_GOAL_
The data below should be printed in full, exactly, and without any of its images.

--- START DATA SHOWN ---

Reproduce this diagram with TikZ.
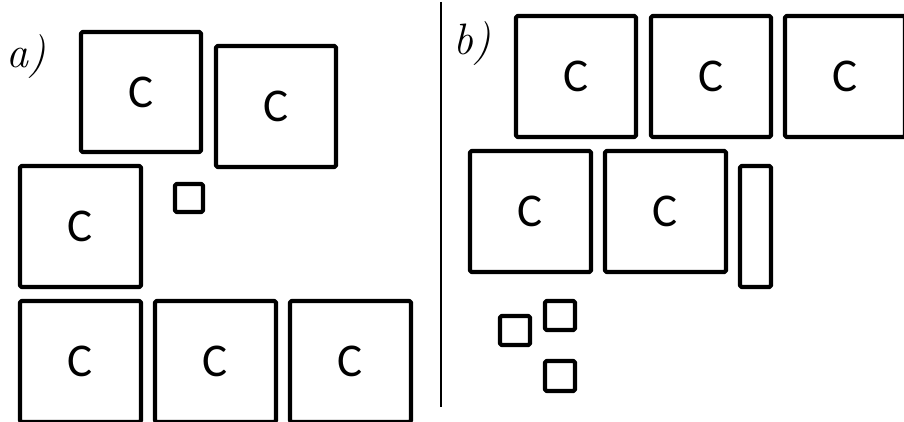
\documentclass[tikz,border=0pt]{standalone}
\usepackage{fontspec}
\setmainfont{Carlito}
\newfontfamily\labfont{Latin Modern Roman}
\begin{document}
\begin{tikzpicture}[x=1pt,y=-1pt,
  box/.style={draw=black, line width=4.2pt, line join=round, rounded corners=1.5pt, inner sep=0pt, outer sep=0pt, font=\fontsize{47}{47}\selectfont},
  lab/.style={inner sep=0pt, font=\labfont\itshape\fontsize{44}{44}\selectfont}]
\useasboundingbox (0,0) rectangle (904,422);
\clip (0,0) rectangle (904,422);
% panel a
\node[lab] (la) at (26,57) {a)};
\node[box, minimum width=120pt, minimum height=120pt] (a1) at (141,92) {C};
\node[box, minimum width=120pt, minimum height=121pt] (a2) at (276,106.5) {C};
\node[box, minimum width=121pt, minimum height=121pt] (a3) at (80.5,226.5) {C};
\node[box, minimum width=28pt, minimum height=28pt] (a4) at (189,198) {};
\node[box, minimum width=121pt, minimum height=121pt] (a5) at (80.5,361.5) {C};
\node[box, minimum width=121pt, minimum height=121pt] (a6) at (215.5,361.5) {C};
\node[box, minimum width=121pt, minimum height=121pt] (a7) at (350.5,361.5) {C};
% divider
\coordinate (dtop) at (441,2);
\coordinate (dbot) at (441,407);
\draw[line width=2.5pt] (dtop) -- (dbot);
% panel b
\node[lab] (lb) at (472,44) {b)};
\node[box, minimum width=120pt, minimum height=121pt] (b1) at (576,76.5) {C};
\node[box, minimum width=120pt, minimum height=121pt] (b2) at (711,76.5) {C};
\node[box, minimum width=120pt, minimum height=121pt] (b3) at (845,76.5) {C};
\node[box, minimum width=121pt, minimum height=121pt] (b4) at (530.5,211.5) {C};
\node[box, minimum width=121pt, minimum height=121pt] (b5) at (665.5,211.5) {C};
\node[box, minimum width=31pt, minimum height=121pt] (b6) at (755.5,226.5) {};
\node[box, minimum width=30pt, minimum height=29pt] (s1) at (515,330.5) {};
\node[box, minimum width=30pt, minimum height=29pt] (s2) at (560,315.5) {};
\node[box, minimum width=30pt, minimum height=30pt] (s3) at (560,376) {};
\end{tikzpicture}
\end{document}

--- END DATA SHOWN ---

_SOLUTION TO THIS PROBLEM_
Reproduce this diagram with TikZ.
\documentclass[tikz,border=0pt]{standalone}
\usepackage{fontspec}
\setmainfont{Carlito}
\newfontfamily\labfont{Latin Modern Roman}
\begin{document}
\begin{tikzpicture}[x=1pt,y=-1pt,
  box/.style={draw=black, line width=4.2pt, line join=round, rounded corners=1.5pt, inner sep=0pt, outer sep=0pt, font=\fontsize{47}{47}\selectfont},
  lab/.style={inner sep=0pt, font=\labfont\itshape\fontsize{44}{44}\selectfont}]
\useasboundingbox (0,0) rectangle (904,422);
\clip (0,0) rectangle (904,422);
% panel a
\node[lab] (la) at (26,57) {a)};
\node[box, minimum width=120pt, minimum height=120pt] (a1) at (141,92) {C};
\node[box, minimum width=120pt, minimum height=121pt] (a2) at (276,106.5) {C};
\node[box, minimum width=121pt, minimum height=121pt] (a3) at (80.5,226.5) {C};
\node[box, minimum width=28pt, minimum height=28pt] (a4) at (189,198) {};
\node[box, minimum width=121pt, minimum height=121pt] (a5) at (80.5,361.5) {C};
\node[box, minimum width=121pt, minimum height=121pt] (a6) at (215.5,361.5) {C};
\node[box, minimum width=121pt, minimum height=121pt] (a7) at (350.5,361.5) {C};
% divider
\coordinate (dtop) at (441,2);
\coordinate (dbot) at (441,407);
\draw[line width=2.5pt] (dtop) -- (dbot);
% panel b
\node[lab] (lb) at (472,44) {b)};
\node[box, minimum width=120pt, minimum height=121pt] (b1) at (576,76.5) {C};
\node[box, minimum width=120pt, minimum height=121pt] (b2) at (711,76.5) {C};
\node[box, minimum width=120pt, minimum height=121pt] (b3) at (845,76.5) {C};
\node[box, minimum width=121pt, minimum height=121pt] (b4) at (530.5,211.5) {C};
\node[box, minimum width=121pt, minimum height=121pt] (b5) at (665.5,211.5) {C};
\node[box, minimum width=31pt, minimum height=121pt] (b6) at (755.5,226.5) {};
\node[box, minimum width=30pt, minimum height=29pt] (s1) at (515,330.5) {};
\node[box, minimum width=30pt, minimum height=29pt] (s2) at (560,315.5) {};
\node[box, minimum width=30pt, minimum height=30pt] (s3) at (560,376) {};
\end{tikzpicture}
\end{document}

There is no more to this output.